§ SUPPLIED MATERIAL
++++++

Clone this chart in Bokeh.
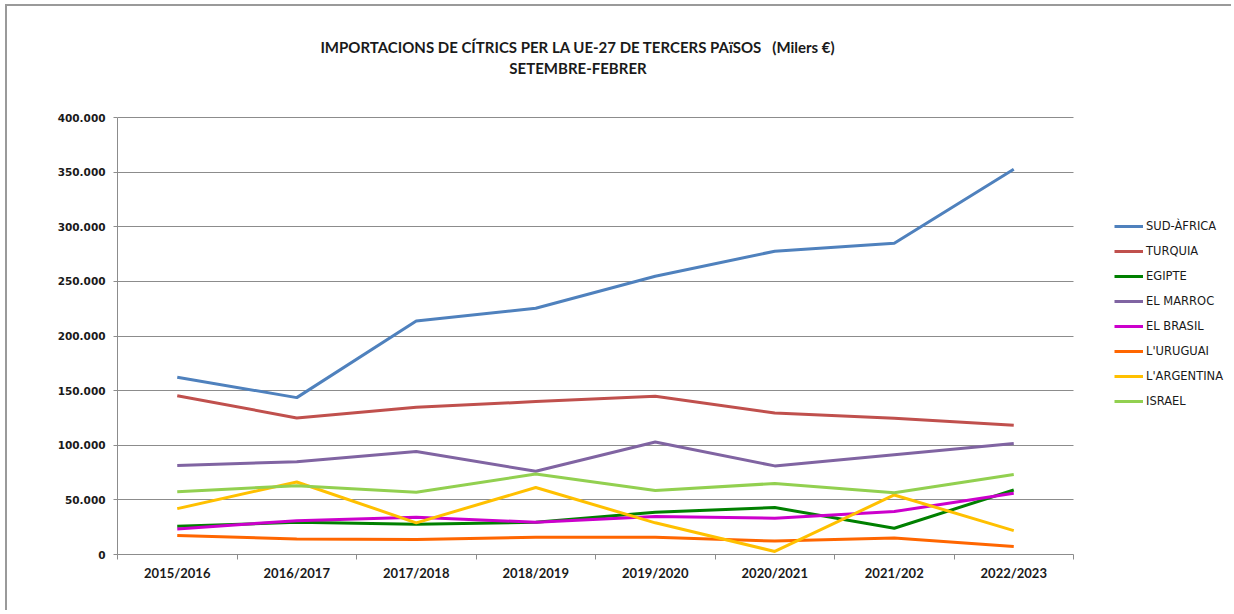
from bokeh.plotting import figure
from bokeh.models import (Range1d, FixedTicker, Legend, LegendItem, Label)
from bokeh.embed import file_html
from bokeh.resources import INLINE

# ---- data ----
categories = ["2015/2016", "2016/2017", "2017/2018", "2018/2019",
              "2019/2020", "2020/2021", "2021/202", "2022/2023"]

sud_africa = [162200, 143600, 213800, 225400, 254700, 277600, 284900, 352700]
turquia    = [145400, 125000, 134700, 140000, 144800, 129600, 124800, 118300]
egipte     = [25800, 29500, 27700, 29500, 38700, 43000, 24000, 59000]
el_marroc  = [81500, 85000, 94200, 76200, 103000, 81100, 91200, 101500]
el_brasil  = [23400, 31000, 34100, 29500, 34800, 33200, 39300, 56000]
uruguai    = [17400, 14300, 13700, 15800, 15800, 12300, 15200, 7300]
argentina  = [42000, 66400, 29000, 61300, 29000, 2800, 54500, 21900]
israel     = [57500, 63000, 57000, 73700, 58500, 65000, 56600, 73200]

series_names = ["SUD-ÀFRICA", "TURQUIA", "EGIPTE", "EL MARROC",
                "EL BRASIL", "L'URUGUAI", "L'ARGENTINA", "ISRAEL"]
series_values = [sud_africa, turquia, egipte, el_marroc,
                 el_brasil, uruguai, argentina, israel]
series_colors = ["#4F81BD", "#C0504D", "#008000", "#8064A2",
                 "#CC00CC", "#FF6600", "#FFC000", "#92D050"]

y_ticks = [0, 50000, 100000, 150000, 200000, 250000, 300000, 350000, 400000]
y_tick_labels = ["0", "50.000", "100.000", "150.000", "200.000",
                 "250.000", "300.000", "350.000", "400.000"]

title_line1 = "IMPORTACIONS DE CÍTRICS PER LA UE-27 DE TERCERS PAïSOS \u00a0 (Milers €)"
title_line2 = "SETEMBRE-FEBRER"

GRID = "#8C8C8C"

xs = list(range(len(categories)))
n = len(categories)
y_max = y_ticks[-1]

# frame covers the area right of / above the axes; the plotting area
# proper is limited by axis bounds (119.5 px per category, 437 px per 400.000)
x_end = -0.5 + (1228 - 117) / 119.5
y_top = (554 - 6) / 437 * y_max

p = figure(width=1226, height=606, output_backend="svg", toolbar_location=None,
           x_range=Range1d(-0.5, x_end),
           y_range=Range1d(0, y_top),
           min_border_left=110, min_border_right=5,
           min_border_top=0, min_border_bottom=58)
p.styles = {"margin-left": "7px", "margin-top": "6px",
            "box-shadow": "-2px -2px 0px 0px #9a9a9a"}
p.outline_line_color = None
p.background_fill_color = "white"
p.border_fill_color = "white"

# x axis: labels at category centres, ticks at boundaries
p.xaxis.bounds = (-0.5, n - 0.5)
p.xaxis.ticker = FixedTicker(ticks=xs,
                             minor_ticks=[i - 0.5 for i in range(n + 1)])
p.xaxis.major_label_overrides = {i: c for i, c in enumerate(categories)}
p.xaxis.major_tick_out = 0
p.xaxis.major_tick_in = 0
p.xaxis.minor_tick_out = 5
p.xaxis.minor_tick_in = 0
p.xaxis.minor_tick_line_color = GRID
p.xaxis.axis_line_color = GRID
p.xaxis.major_label_standoff = 5
p.xaxis.major_label_text_font = "Lato"
p.xaxis.major_label_text_font_style = "bold"
p.xaxis.major_label_text_font_size = "13px"
p.xaxis.major_label_text_color = "#1a1a1a"
p.xgrid.grid_line_color = None

# y axis
p.yaxis.bounds = (0, y_max)
p.yaxis.ticker = FixedTicker(ticks=y_ticks, minor_ticks=[])
p.yaxis.major_label_overrides = {t: l for t, l in zip(y_ticks, y_tick_labels)}
p.yaxis.major_tick_out = 4
p.yaxis.major_tick_in = 0
p.yaxis.major_tick_line_color = GRID
p.yaxis.axis_line_color = GRID
p.yaxis.major_label_standoff = 8
p.yaxis.major_label_text_font = "DejaVu Sans"
p.yaxis.major_label_text_font_style = "bold"
p.yaxis.major_label_text_font_size = "10.5px"
p.yaxis.major_label_text_color = "#1a1a1a"

# horizontal gridlines limited to the plotting area
grid_ok = False
try:
    p.ygrid.cross_bounds = (-0.5, n - 0.5)
    p.ygrid.grid_line_color = GRID
    p.ygrid.grid_line_width = 1
    grid_ok = True
except Exception:
    grid_ok = False
if not grid_ok:
    p.ygrid.grid_line_color = None
    p.segment(x0=[-0.5] * len(y_ticks), x1=[n - 0.5] * len(y_ticks),
              y0=y_ticks, y1=y_ticks, line_color=GRID, line_width=1)

items = []
for name, vals, col in zip(series_names, series_values, series_colors):
    r = p.line(xs, vals, line_color=col, line_width=3)
    items.append(LegendItem(label=name, renderers=[r]))

legend = Legend(items=items, location=(997, 143), orientation="vertical",
                glyph_width=29, glyph_height=20, label_height=20,
                spacing=5, padding=0, margin=0, label_standoff=3,
                border_line_color=None, background_fill_alpha=0,
                label_text_font="DejaVu Sans", label_text_font_size="11.5px",
                label_text_color="#1a1a1a")
p.add_layout(legend, "center")

# title (two lines)
title_x = (577.5 - 117) / 119.5 - 0.5
t1 = Label(x=title_x, y=(554 - 46) / 437 * y_max, text=title_line1,
           text_align="center", text_baseline="middle", text_font="Lato",
           text_font_style="bold", text_font_size="15px", text_color="#1a1a1a")
t2 = Label(x=title_x, y=(554 - 67) / 437 * y_max, text=title_line2,
           text_align="center", text_baseline="middle", text_font="Lato",
           text_font_style="bold", text_font_size="15px", text_color="#1a1a1a")
p.add_layout(t1)
p.add_layout(t2)

open("out.html", "w").write(file_html(p, INLINE))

++++++

§ SHORT TASK
From the first line of the listing above, repeat every line through the one holding "y_top = (554 - 6) / 437 * y_max". Both ends count, and pictures stay out.

§ WRITTEN RESPONSE
Clone this chart in Bokeh.
from bokeh.plotting import figure
from bokeh.models import (Range1d, FixedTicker, Legend, LegendItem, Label)
from bokeh.embed import file_html
from bokeh.resources import INLINE

# ---- data ----
categories = ["2015/2016", "2016/2017", "2017/2018", "2018/2019",
              "2019/2020", "2020/2021", "2021/202", "2022/2023"]

sud_africa = [162200, 143600, 213800, 225400, 254700, 277600, 284900, 352700]
turquia    = [145400, 125000, 134700, 140000, 144800, 129600, 124800, 118300]
egipte     = [25800, 29500, 27700, 29500, 38700, 43000, 24000, 59000]
el_marroc  = [81500, 85000, 94200, 76200, 103000, 81100, 91200, 101500]
el_brasil  = [23400, 31000, 34100, 29500, 34800, 33200, 39300, 56000]
uruguai    = [17400, 14300, 13700, 15800, 15800, 12300, 15200, 7300]
argentina  = [42000, 66400, 29000, 61300, 29000, 2800, 54500, 21900]
israel     = [57500, 63000, 57000, 73700, 58500, 65000, 56600, 73200]

series_names = ["SUD-ÀFRICA", "TURQUIA", "EGIPTE", "EL MARROC",
                "EL BRASIL", "L'URUGUAI", "L'ARGENTINA", "ISRAEL"]
series_values = [sud_africa, turquia, egipte, el_marroc,
                 el_brasil, uruguai, argentina, israel]
series_colors = ["#4F81BD", "#C0504D", "#008000", "#8064A2",
                 "#CC00CC", "#FF6600", "#FFC000", "#92D050"]

y_ticks = [0, 50000, 100000, 150000, 200000, 250000, 300000, 350000, 400000]
y_tick_labels = ["0", "50.000", "100.000", "150.000", "200.000",
                 "250.000", "300.000", "350.000", "400.000"]

title_line1 = "IMPORTACIONS DE CÍTRICS PER LA UE-27 DE TERCERS PAïSOS \u00a0 (Milers €)"
title_line2 = "SETEMBRE-FEBRER"

GRID = "#8C8C8C"

xs = list(range(len(categories)))
n = len(categories)
y_max = y_ticks[-1]

# frame covers the area right of / above the axes; the plotting area
# proper is limited by axis bounds (119.5 px per category, 437 px per 400.000)
x_end = -0.5 + (1228 - 117) / 119.5
y_top = (554 - 6) / 437 * y_max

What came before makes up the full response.